Cape Town - Respondents to the latest Absa Purchasing Managers' Index (PMI) were significantly more upbeat about business conditions in SA going forward than they were during the second half of 2017.
The Absa PMI is an economic activity index based on a survey conducted by the Bureau for Economic Research (BER) at Stellenbosch University.
One of the index's sub-indexes, which tracks expected business conditions in six months' time, rose to 61.9 in December, from 50 in November. According to the index report, this suggests that, in the absence of any adverse shocks, the sector could perform better through 2018.
According to the latest index report, the more upbeat view comes despite the SA manufacturing sector ending 2017 on the back foot.
But while the sub-index tracking expected business conditions in the future rose in December, the overall PMI index declined after four consecutive months of improvements.
Absa and the BER announced on Friday that the December PMI declined to 44.9 points compared to 48.6 points in November.
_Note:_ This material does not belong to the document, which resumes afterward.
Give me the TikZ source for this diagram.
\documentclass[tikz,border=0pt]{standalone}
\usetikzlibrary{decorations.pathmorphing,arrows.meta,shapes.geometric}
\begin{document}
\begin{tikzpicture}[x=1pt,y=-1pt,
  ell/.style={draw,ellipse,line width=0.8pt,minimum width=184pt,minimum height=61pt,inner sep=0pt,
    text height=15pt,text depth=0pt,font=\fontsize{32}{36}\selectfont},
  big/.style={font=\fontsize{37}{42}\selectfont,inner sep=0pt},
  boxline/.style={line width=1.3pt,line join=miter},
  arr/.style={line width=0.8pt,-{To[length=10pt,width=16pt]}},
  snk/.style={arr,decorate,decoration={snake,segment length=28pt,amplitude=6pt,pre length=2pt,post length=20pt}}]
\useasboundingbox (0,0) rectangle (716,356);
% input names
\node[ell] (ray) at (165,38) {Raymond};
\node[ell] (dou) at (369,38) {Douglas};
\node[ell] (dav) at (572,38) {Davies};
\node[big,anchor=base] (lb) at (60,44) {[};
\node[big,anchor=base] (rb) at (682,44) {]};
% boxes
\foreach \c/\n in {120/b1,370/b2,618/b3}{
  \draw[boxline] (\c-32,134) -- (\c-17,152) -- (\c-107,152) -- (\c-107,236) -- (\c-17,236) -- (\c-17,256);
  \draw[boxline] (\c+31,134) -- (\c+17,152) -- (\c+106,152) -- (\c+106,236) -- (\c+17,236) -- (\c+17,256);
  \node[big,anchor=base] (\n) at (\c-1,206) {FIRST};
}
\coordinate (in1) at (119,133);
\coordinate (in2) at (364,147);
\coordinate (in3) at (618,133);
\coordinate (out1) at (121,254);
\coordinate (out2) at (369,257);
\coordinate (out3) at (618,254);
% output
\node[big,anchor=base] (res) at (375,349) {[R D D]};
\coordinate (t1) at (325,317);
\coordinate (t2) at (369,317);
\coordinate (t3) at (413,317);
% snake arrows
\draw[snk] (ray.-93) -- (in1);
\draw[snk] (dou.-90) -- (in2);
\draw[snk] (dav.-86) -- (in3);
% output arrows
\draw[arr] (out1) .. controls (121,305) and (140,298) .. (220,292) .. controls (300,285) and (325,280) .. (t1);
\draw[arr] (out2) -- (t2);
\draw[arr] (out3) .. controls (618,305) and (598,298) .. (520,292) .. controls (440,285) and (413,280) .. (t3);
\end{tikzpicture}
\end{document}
The index report describes the December level as "dismal".
Broad-based deterioration
The index report points out that the deterioration in December was broad-based, with all five sub-components of the headline index falling compared to November's level.
This is in sharp contrast to J.P Morgan's global index's performance, which reported that global manufacturing PMI reached a near seven-year high of 54.5 points in December.
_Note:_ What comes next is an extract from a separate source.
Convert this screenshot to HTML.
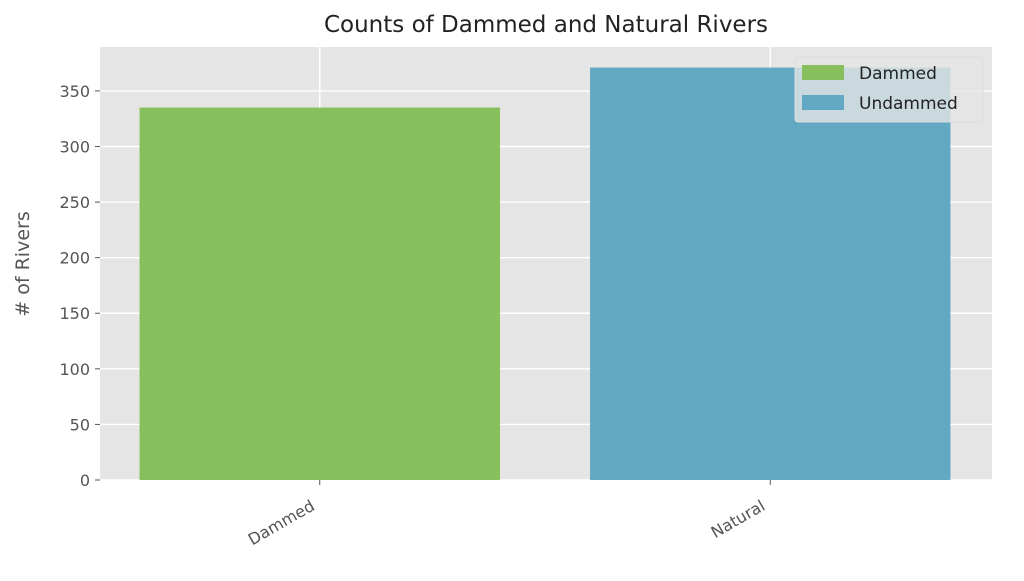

Of the major sub-components of the Absa PMI, the seasonally adjusted business activity index recorded the biggest fall. The index declined from 48 in November to 42.7 in December.
The new sales orders index shed 4.1 points to reach 45 in December.
"The declines in these indices were disappointing, after both indices (and the headline PMI) trended up nicely over the past few months," states the report.
The purchasing price index fell to 75.3 in December from 80.7 in November. The decline was despite a fuel price hike at the start of December.
"However, the significantly stronger rand exchange rate during the month outweighed the uptick in importers of raw materials and intermediate products," the report concludes.
The Business Confidence Index (BCI) released by the SA Chamber of Commerce and Industry (Sacci) on Wednesday also shows an improvement.
According to Sacci, the improvement in business confidence is only partially due to recent political developments in SA. These would include the recent election of Deputy President Cyril Ramaphosa as ANC president, and no further downgrades by ratings agencies in December.
Sacci said political developments in the wider Southern African region also contributed to raising business expectations, including political developments in Zimbabwe.
Earlier in January, Fin24 reported that the Standard Bank PMI for December also showed a deterioration in the health of the private sector. It was mainly due to a decline in business activity.